Learning without Knowing: Unobserved Context in Continuous Transfer Reinforcement Learning
Proceedings of the 3rd Conference on Learning for Dynamics and Control, PMLR 144:791-802, 2021.
In this paper, we consider a transfer Reinforcement Learning (RL) problem in continuous state and action spaces, under unobserved contextual information. The context here can represent a specific unique mental view of the world that an expert agent has formed through past interactions with this world. We assume that this context is not accessible to a learner agent who can only observe the expert data and does not know how they were generated. Then, our goal is to use the context-aware continuous expert data to learn an optimal context-unaware policy for the learner using only a few new data samples. To this date, such problems are typically solved using imitation learning that assumes that both the expert and learner agents have access to the same information. However, if the learner does not know the expert context, using the expert data alone will result in a biased learner policy and will require many new data samples to improve.

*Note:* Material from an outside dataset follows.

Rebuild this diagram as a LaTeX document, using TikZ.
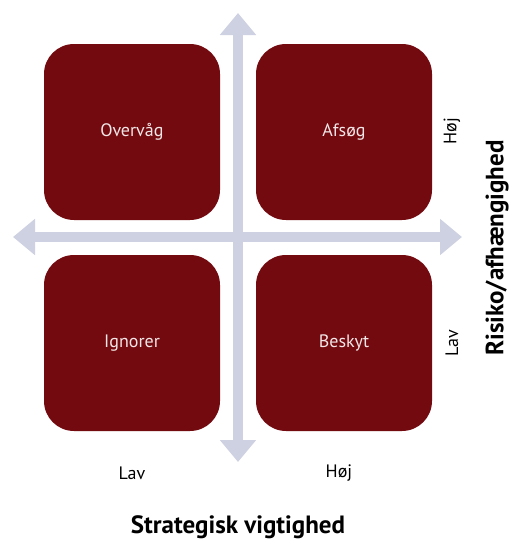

To address this challenge, in this paper, we formulate the learning problem that the learner agent solves as a causal bound-constrained Multi-Armed-Bandit (MAB) problem. The arms of this MAB correspond to a set of basis policy functions that can be initialized in an unsupervised way using the expert data and represent the different expert behaviors affected by the unobserved context. On the other hand, the MAB constraints correspond to causal bounds on the accumulated rewards of these basis policy functions that we also compute from the expert data. The solution to this MAB allows the learner agent to select the best basis policy and improve it online. And the use of causal bounds reduces the exploration variance and, therefore, improves the learning rate. We provide numerical experiments on an autonomous driving example that show that our proposed transfer RL method improves the learner’s policy faster compared to imitation learning methods and enjoys much lower variance during training.